States and arrows that cross the frame boundary are duplicated
in each frame that has the partial object. Duplicated states
or arrows are called pseudo-records.
They allow states and arrows to be shown leaving the earlier
frame and then entering into later frame seamlessly when
two adjacent frames of data are compared side by side.

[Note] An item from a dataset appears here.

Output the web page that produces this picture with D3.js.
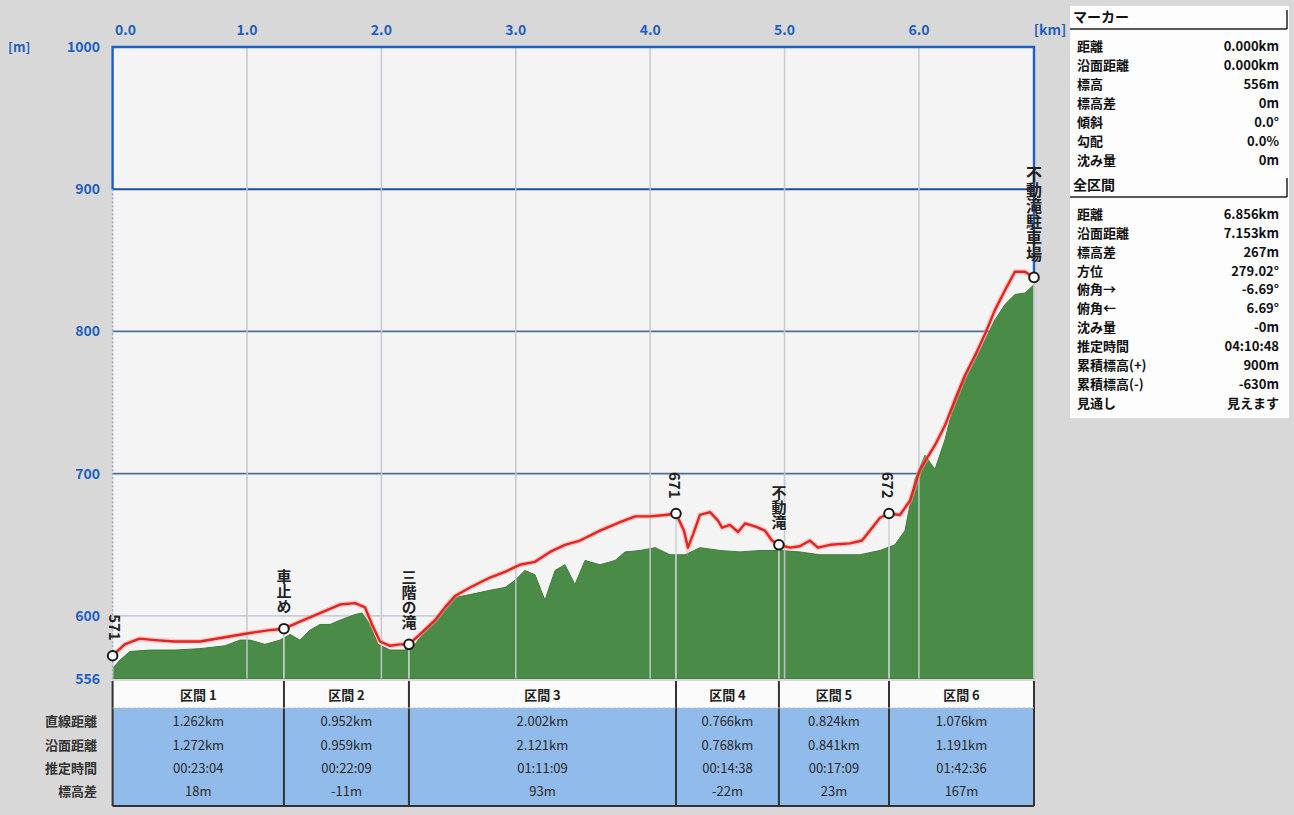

However, creation of pseudo-records also demands the SLOG-1
generation to be a two-pass mechanism.
SLOG-1 and Jumpshot-3 represent a cornerstone in postmortem
performance visualization because they demonstrate the
possibility of visualization of a logfile in the
gigabyte range and still provide reasonable performance
when running the viewer on a desktop PC. To help user to
navigate such a large amount of information, simple
statistics of state activities are collected by SLOG-1 and
displayed by the Preview Window of Jumpshot-3 to enable users
to locate interesting behavior of the parallel program.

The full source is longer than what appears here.